While there was little circulation of money in Europe, and few taxes, there was small profit to be made in following of Kings. These were more formidable to their enemies, than profitable to their friends. The great men of the state lived upon their lands, and their grandeur resembled that of the Prince; it consisted in the number and dependence of their vassals; who got as little by their Lord, as he did by the King. The poor in those days were plundered of the little money they had, by the great; now the great are stripped of the largest sums, by the numbers of poor, who demand from them on all hands, the just equivalent of their industry.

When Princes find their great men all about them, all asking, and all depending for different marks of their favour, they may perceive the great change of their situation, produced by luxury, and a swift circulation. This revolution has not been sudden, it has been the work of several centuries; and I think we may distinguish three different stages during this period.

The first during the grandeur of the feudal government: then the great Barons were to be consulted, and engaged to concur in the King’s wars, because it was they who paid the expence, and suffered the greatest loss. These are called by some the days of liberty; because the states of every country in Europe, almost, were then in all their glory: they are called so with great reason, when we consider the condition of the great only.

In those days there were seldom any troubles or disturbances in the state, seldom any civil wars levied against the King, but such as were supported by the grandees; who, either jealous of their own just rights, or ambitious of acquiring others at the expence of the crown, used to compel their vassals, or engage them by the constitutional influence they had over them, to disturb the public tranquillity.

The second stage, I think, may be said to have begun with the times of industry, and the springing up of trade. Such Princes, whose subjects began to enrich themselves at the expence of other nations, found, on one side, the means of limiting the power of the great lords, in favour of the extension of public liberty. The lords, on the other side, when they wanted to disturb the public tranquillity, did not, as formerly, vindicate their own privileges, so much as they combined with the people, and moved them to revolt, on popular considerations.

This may be called the period of confusion, out of which has arisen certain determined forms of government; some drawing nearer to the monarchical, others nearer to the popular form, according as the power of Princes has been more or less able to support itself, during the shock of the revolution, and the overturn of the balance between public and private opulence.

The third and last stage, of which I shall speak at present, may be fixed at that period when the proportion of the public revenue became adequate to the mass of national wealth; when general laws were made to govern, and not the arbitrary power of the great. The grandees now, from being a bridle on royal authority, are often found dependent upon it for their support. The extraordinary flux of money into the treasury, enables Princes to keep splendid courts, where every kind of pleasure and amusement is to be had. This draws together the rich men of the state. The example of the sovereign prompts these to an imitation of his expence, this imitation increases consumption, which in its turn augments the King’s income, as it diminishes that of every other person.

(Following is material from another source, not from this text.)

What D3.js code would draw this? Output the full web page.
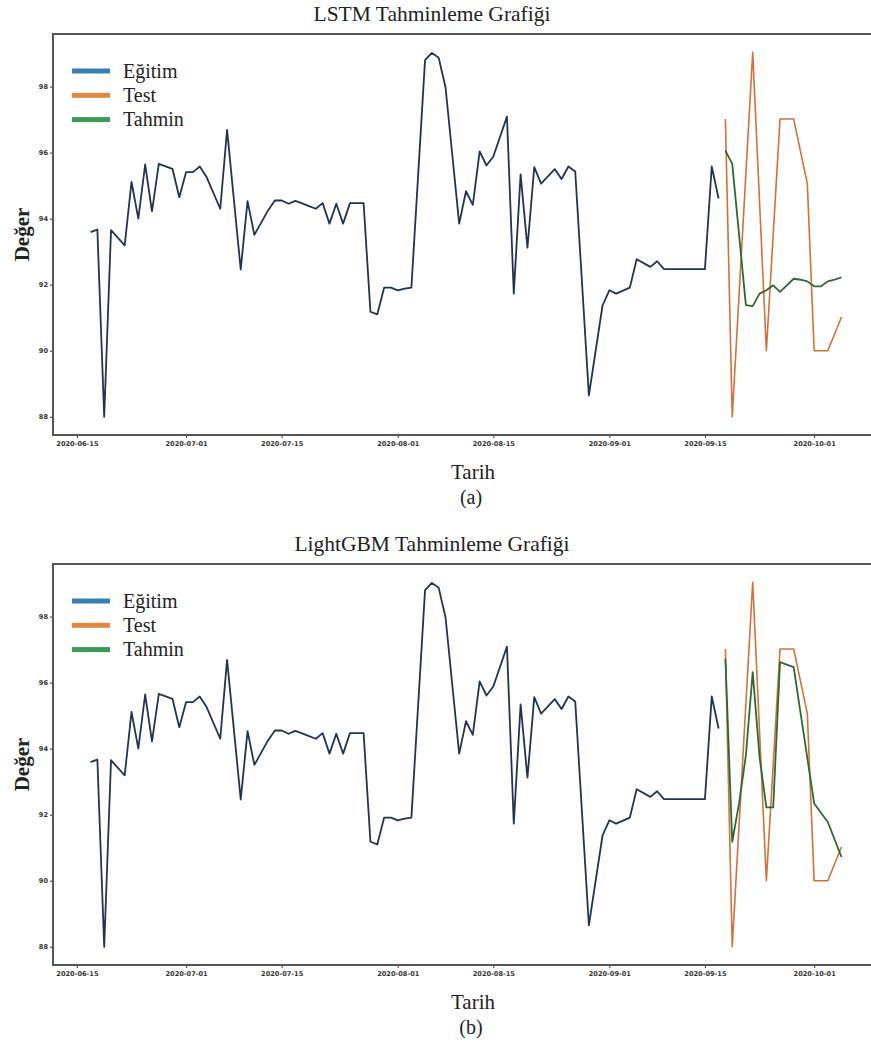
<!DOCTYPE html>
<html lang="tr">
<head>
<meta charset="UTF-8">
<title>Tahminleme Grafikleri</title>
<script src="https://d3js.org/d3.v7.min.js"></script>
<style>
  body { margin: 0; background: #fff; }
  svg { display: block; }
</style>
</head>
<body>
<svg id="chart" width="871" height="1048"></svg>
<script>
// values
const trainDates = [
  "2020-06-17","2020-06-18","2020-06-19","2020-06-20","2020-06-22","2020-06-23","2020-06-24","2020-06-25",
  "2020-06-26","2020-06-27","2020-06-29","2020-06-30","2020-07-01","2020-07-02","2020-07-03","2020-07-04",
  "2020-07-06","2020-07-07","2020-07-09","2020-07-10","2020-07-11","2020-07-13","2020-07-14","2020-07-15",
  "2020-07-16","2020-07-17","2020-07-18","2020-07-19","2020-07-20","2020-07-21","2020-07-22","2020-07-23",
  "2020-07-24","2020-07-25","2020-07-26","2020-07-27","2020-07-28","2020-07-29","2020-07-30","2020-07-31",
  "2020-08-01","2020-08-02","2020-08-03","2020-08-05","2020-08-06","2020-08-07","2020-08-08","2020-08-10",
  "2020-08-11","2020-08-12","2020-08-13","2020-08-14","2020-08-15","2020-08-17","2020-08-18","2020-08-19",
  "2020-08-20","2020-08-21","2020-08-22","2020-08-24","2020-08-25","2020-08-26","2020-08-27","2020-08-29",
  "2020-08-31","2020-09-01","2020-09-02","2020-09-04","2020-09-05","2020-09-07","2020-09-08","2020-09-09",
  "2020-09-15","2020-09-16","2020-09-17"
];
const trainValues = [
  93.59, 93.67, 88.0, 93.65, 93.19, 95.11, 94.0, 95.64,
  94.22, 95.66, 95.51, 94.65, 95.41, 95.41, 95.58, 95.26,
  94.3, 96.69, 92.46, 94.53, 93.51, 94.25, 94.55, 94.55,
  94.45, 94.54, 94.46, 94.38, 94.3, 94.47, 93.85, 94.45,
  93.85, 94.47, 94.47, 94.47, 91.18, 91.1, 91.91, 91.91,
  91.83, 91.88, 91.91, 98.8, 99.02, 98.87, 97.98, 93.85,
  94.83, 94.42, 96.04, 95.61, 95.88, 97.09, 91.73, 95.34,
  93.12, 95.56, 95.06, 95.5, 95.2, 95.58, 95.43, 88.65,
  91.37, 91.83, 91.73, 91.91, 92.77, 92.54, 92.71, 92.47,
  92.47, 95.58, 94.61
];
const testDates = ["2020-09-18","2020-09-19","2020-09-22","2020-09-24","2020-09-26","2020-09-28","2020-09-30","2020-10-01","2020-10-03","2020-10-05"];
const testValues = [97.02, 88.0, 99.04, 90.0, 97.02, 97.02, 95.06, 90.0, 90.0, 91.02];

const lstmDates = ["2020-09-18","2020-09-19","2020-09-21","2020-09-22","2020-09-23","2020-09-24","2020-09-25","2020-09-26","2020-09-27",
  "2020-09-28","2020-09-29","2020-09-30","2020-10-01","2020-10-02","2020-10-03","2020-10-04","2020-10-05"];
const lstmValues = [96.06, 95.66, 91.38, 91.35, 91.73, 91.83, 91.98, 91.78, 91.98, 92.18, 92.15, 92.1, 91.95, 91.95, 92.1, 92.15, 92.22];

const lgbmDates = ["2020-09-18","2020-09-19","2020-09-20","2020-09-21","2020-09-22","2020-09-23","2020-09-24","2020-09-25","2020-09-26",
  "2020-09-28","2020-10-01","2020-10-03","2020-10-05"];
const lgbmValues = [96.72, 91.18, 92.34, 93.8, 96.32, 93.75, 92.22, 92.22, 96.62, 96.47, 92.34, 91.78, 90.72];

const xTickLabels = ["2020-06-15","2020-07-01","2020-07-15","2020-08-01","2020-08-15","2020-09-01","2020-09-15","2020-10-01"];
const yTickValues = [88, 90, 92, 94, 96, 98];
const legendLabels = ["Eğitim", "Test", "Tahmin"];

const parse = d3.utcParse("%Y-%m-%d");
const zip = (ds, vs) => ds.map((d, i) => ({date: parse(d), value: vs[i]}));

const train = zip(trainDates, trainValues);
const test = zip(testDates, testValues);

const lineColors = ["#1f3552", "#d4713a", "#2b6a33"];
const legendColors = ["#3a7fb3", "#e2893d", "#3b9a55"];
const serif = "'Liberation Serif', 'Times New Roman', serif";

const svg = d3.select("#chart");

function panel(top, title, caption, pred) {
  const left = 53, right = 879, height = 401;
  const g = svg.append("g").attr("transform", `translate(0,${top})`);

  const all = train.concat(test, pred);
  const [d0, d1] = d3.extent(all, d => d.date);
  const pad = (d1 - d0) * 0.05;
  const x = d3.scaleUtc().domain([new Date(+d0 - pad), new Date(+d1 + pad)]).range([left, right]);
  const [v0, v1] = d3.extent(all, d => d.value);
  const vp = (v1 - v0) * 0.05;
  const y = d3.scaleLinear().domain([v0 - vp, v1 + vp]).range([height, 0]);

  const line = d3.line().x(d => x(d.date)).y(d => y(d.value));

  g.append("path").datum(train).attr("d", line)
    .attr("fill", "none").attr("stroke", lineColors[0]).attr("stroke-width", 1.8).attr("stroke-linejoin", "round");
  g.append("path").datum(test).attr("d", line)
    .attr("fill", "none").attr("stroke", lineColors[1]).attr("stroke-width", 1.6).attr("stroke-linejoin", "round");
  g.append("path").datum(pred).attr("d", line)
    .attr("fill", "none").attr("stroke", lineColors[2]).attr("stroke-width", 1.8).attr("stroke-linejoin", "round");

  // axes
  const xAxis = d3.axisBottom(x).tickValues(xTickLabels.map(parse))
    .tickFormat(d3.utcFormat("%Y-%m-%d")).tickSize(3).tickPadding(3);
  const gx = g.append("g").attr("transform", `translate(0,${height})`).call(xAxis);
  gx.select(".domain").remove();
  gx.selectAll("line").attr("stroke", "#333");
  gx.selectAll("text").attr("font-family", "'DejaVu Sans', sans-serif").attr("font-size", 6.6)
    .attr("font-weight", "bold").attr("fill", "#333");

  const yAxis = d3.axisLeft(y).tickValues(yTickValues).tickSize(3).tickPadding(2);
  const gy = g.append("g").attr("transform", `translate(${left},0)`).call(yAxis);
  gy.select(".domain").remove();
  gy.selectAll("line").attr("stroke", "#333");
  gy.selectAll("text").attr("font-family", "'DejaVu Sans', sans-serif").attr("font-size", 6.6)
    .attr("font-weight", "bold").attr("fill", "#333");

  // frame
  g.append("rect").attr("x", left).attr("y", 0).attr("width", right - left).attr("height", height)
    .attr("fill", "none").attr("stroke", "#555").attr("stroke-width", 2);

  // legend
  const lg = g.append("g").attr("transform", "translate(72,37)");
  legendLabels.forEach((t, i) => {
    lg.append("rect").attr("x", 0).attr("y", i * 24.3 - 2.5).attr("width", 38).attr("height", 5)
      .attr("fill", legendColors[i]);
    lg.append("text").attr("x", 51).attr("y", i * 24.3 + 6.5).text(t)
      .attr("font-family", serif).attr("font-size", 20).attr("fill", "#222");
  });

  // titles
  g.append("text").attr("x", 432).attr("y", -13).attr("text-anchor", "middle").text(title)
    .attr("font-family", serif).attr("font-size", 21.5).attr("fill", "#222");
  g.append("text").attr("x", 473).attr("y", height + 44).attr("text-anchor", "middle").text("Tarih")
    .attr("font-family", serif).attr("font-size", 21).attr("fill", "#222");
  g.append("text").attr("transform", `translate(29,${height / 2}) rotate(-90)`).attr("text-anchor", "middle")
    .text("Değer").attr("font-family", serif).attr("font-size", 21).attr("font-weight", "bold").attr("fill", "#222");
  g.append("text").attr("x", 471).attr("y", height + 69).attr("text-anchor", "middle").text(caption)
    .attr("font-family", serif).attr("font-size", 20).attr("fill", "#222");
}

panel(34, "LSTM Tahminleme Grafiği", "(a)", zip(lstmDates, lstmValues));
panel(564, "LightGBM Tahminleme Grafiği", "(b)", zip(lgbmDates, lgbmValues));
</script>
</body>
</html>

When the great men of a kingdom have exhausted their estates, in paying a regular court to the Prince, they employ the credit they have acquired with him during the time of their dissipation, to obtain marks of his favour, in order to support them in their decline. By these they are enabled to live in as much state as before. They find no difference in their situation; unless perhaps they should accidentally reflect, that the fund which produced their former opulence, was in their own possession; whereas that of their present wealth is in the hands of their master.

To compensate this difference, they are made to acquire, by the favour of the court, advantages which they never could have enjoyed from the largest independent fortune.

The luxurious system of living, every where introduced, draws the wealthy together, either in the capital or in other great cities of the kingdom; where every one compares the expence and figure he makes, with that of others who are about him. A person honoured with the King’s favour, of the same quality with another, acquires, by this circumstance, a great superiority. He commands, I shall suppose, in a place; he is the person to whom people must apply, in order to obtain favours, perhaps justice; he is adorned with a title, or outward mark of distinction, which procure him respect and consideration; and, which is still more, he is on the road to a farther elevation. It requires a great stock both of philosophy and good sense, not to be dazzled with these advantages. Independency, compared with them, is but a negative happiness. To be truly happy, we must have power, and have other people to depend on us.